Recent lessons with Lucy as we begin to delve into the more complicated grammar stuff have proved my assertions wrong. One quick example, Swahili, as a language, isn't big on prepositions. Very few exist in the language. So, how does one say 'I will cook for you.'? So ni is I, ta means future tense, ku in this situation means you, and then pika is to cook. So, nitakupika. Except, wait, no. That literally means 'I will cook you'. Not exactly a sentence one needs (unless you're Hannibal Lector). So the very patient Lucy taught up how the verb itself changes so that this translation should actually be nitakupikia. A small, but vital difference you'll agree.
And do you know how many verb endings to convey lots of slightly different situations there are? 6! Expect a rant in coming weeks when we have to learn about the 9 different types of nouns. 9!

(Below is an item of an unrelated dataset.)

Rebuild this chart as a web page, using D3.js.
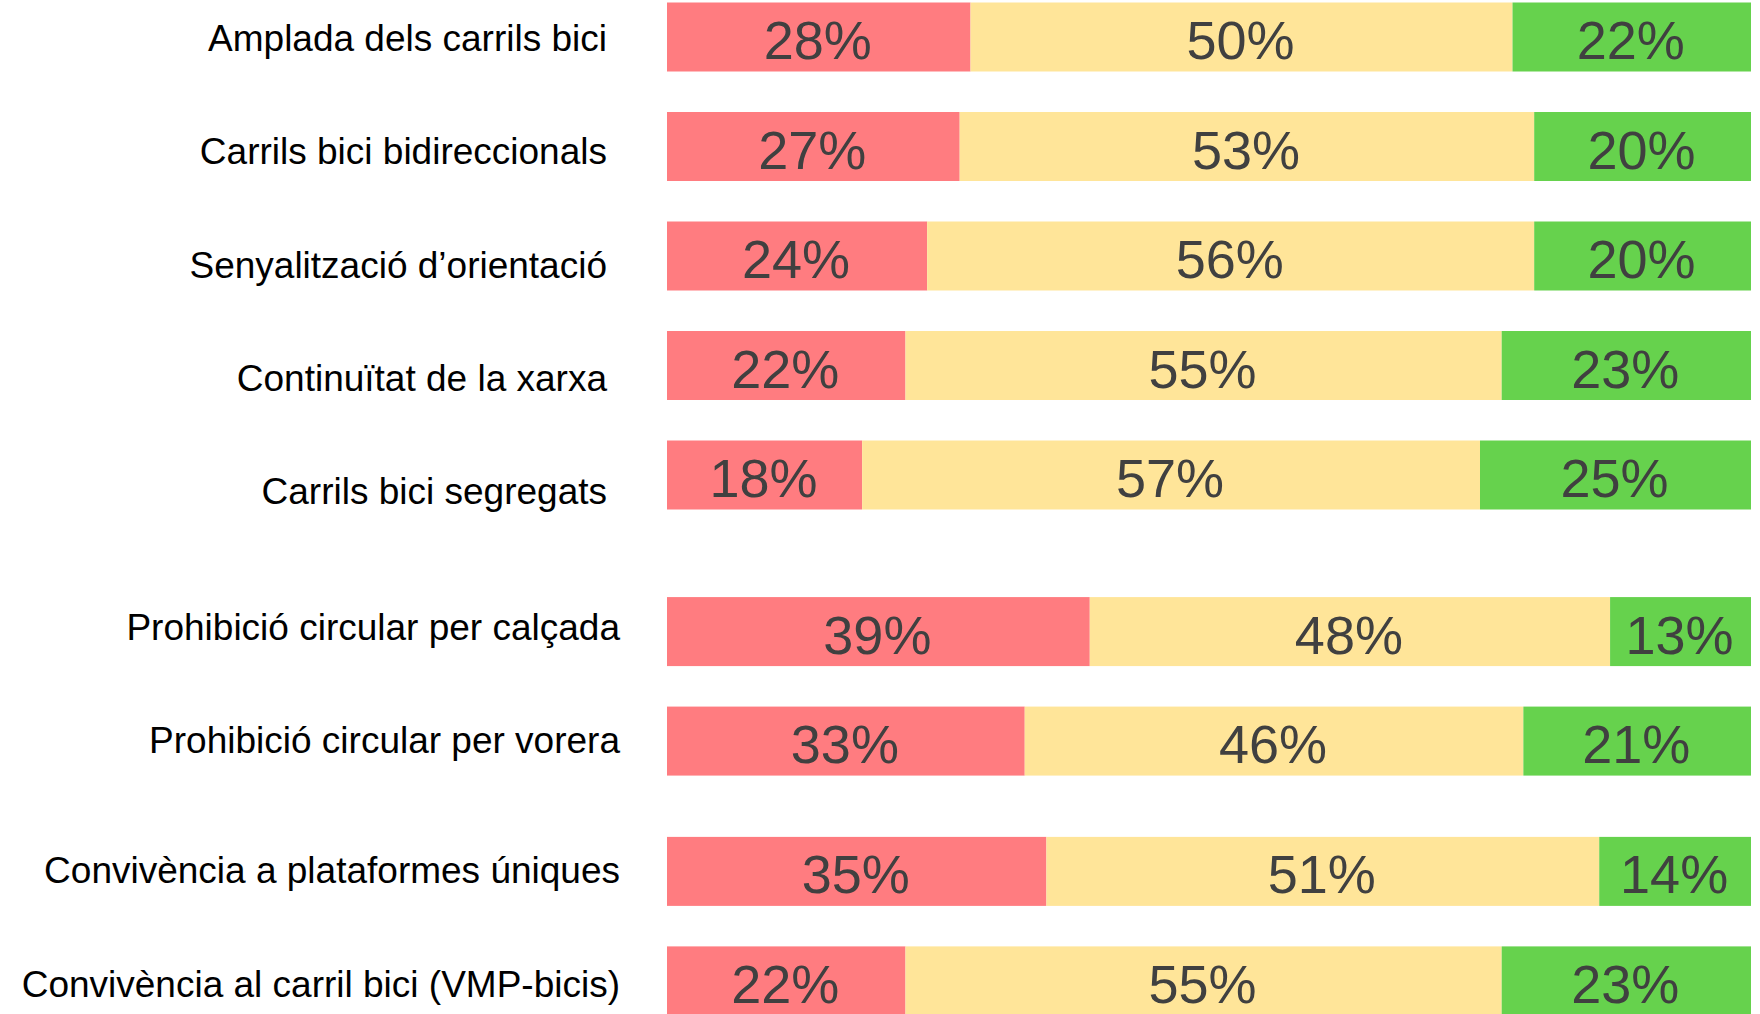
<!DOCTYPE html>
<html>
<head>
<meta charset="utf-8">
<script src="https://cdn.jsdelivr.net/npm/d3@7/dist/d3.min.js"></script>
<style>
  html, body { margin: 0; padding: 0; background: #ffffff; overflow: hidden; }
  svg { display: block; }
</style>
</head>
<body>
<svg id="chart" width="1760" height="1014"></svg>
<script>
// ---- data ----
const categories = [
  "Amplada dels carrils bici",
  "Carrils bici bidireccionals",
  "Senyalització d\u2019orientació",
  "Continuïtat de la xarxa",
  "Carrils bici segregats",
  "Prohibició circular per calçada",
  "Prohibició circular per vorera",
  "Convivència a plataformes úniques",
  "Convivència al carril bici (VMP-bicis)"
];
const groupOf = [0, 0, 0, 0, 0, 1, 1, 2, 2];
const negative = [28, 27, 24, 22, 18, 39, 33, 35, 22];
const neutral  = [50, 53, 56, 55, 57, 48, 46, 51, 55];
const positive = [22, 20, 20, 23, 25, 13, 21, 14, 23];
const seriesKeys = ["negative", "neutral", "positive"];
const seriesColors = ["#FF7C80", "#FFE599", "#66D24D"];

// ---- layout ----
const W = 1760, H = 1014;
const barLeft = 667, barRight = 1751;
const barHeight = 69;
const barGroupGap = [0, 0.43, 0.62];
const labelGroupGap = [0, 0.20, 0.35];
const labelRightByGroup = [607, 620, 620];

const rows = categories.map((c, i) => ({
  cat: c, i, g: groupOf[i],
  negative: negative[i], neutral: neutral[i], positive: positive[i]
}));

const x = d3.scaleLinear().domain([0, 100]).range([barLeft, barRight]);
const yBar = d3.scaleLinear().domain([0, 1]).range([37, 146.5]);        // bar centre per slot
const yLabel = d3.scaleLinear().domain([0, 1]).range([37.5, 150.75]);   // label centre per slot

const stack = d3.stack().keys(seriesKeys);
const stacked = stack(rows);

const svg = d3.select("#chart");
const fontFamily = "Arial, 'Liberation Sans', Helvetica, sans-serif";

const layers = svg.selectAll("g.layer")
  .data(stacked)
  .join("g")
  .attr("class", "layer")
  .attr("fill", (d, k) => seriesColors[k]);

layers.selectAll("rect")
  .data(d => d)
  .join("rect")
  .attr("x", d => x(d[0]))
  .attr("width", d => x(d[1]) - x(d[0]))
  .attr("y", d => yBar(d.data.i + barGroupGap[d.data.g]) - barHeight / 2)
  .attr("height", barHeight);

// value labels
const valueLayer = svg.append("g");
stacked.forEach(layer => {
  valueLayer.selectAll(null)
    .data(layer)
    .join("text")
    .attr("x", d => (x(d[0]) + x(d[1])) / 2 - 1)
    .attr("y", d => yBar(d.data.i + barGroupGap[d.data.g]) + 22)
    .attr("text-anchor", "middle")
    .attr("font-family", fontFamily)
    .attr("font-size", 54)
    .attr("fill", "#404040")
    .text(d => (d[1] - d[0]) + "%");
});

// category labels
svg.append("g")
  .selectAll("text")
  .data(rows)
  .join("text")
  .attr("x", d => labelRightByGroup[d.g])
  .attr("y", d => yLabel(d.i + labelGroupGap[d.g]) + 13.5)
  .attr("text-anchor", "end")
  .attr("font-family", fontFamily)
  .attr("font-size", 37)
  .attr("fill", "#000000")
  .text(d => d.cat);
</script>
</body>
</html>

Studying hard with Lucy (photo courtesy of Nicole) |
Those children are rediculously cute and yes the wooly hat adds to the cuteness. Keep up the swahili even though it seems very difficult. x
ReplyDelete9 different types of nouns! I'd be very (nerdily) interested in see how/why a language would require such indulgences! p.s. very cute kid in wooly hat. I think it's the ratio of hat size to head size that triggers the cute-ness.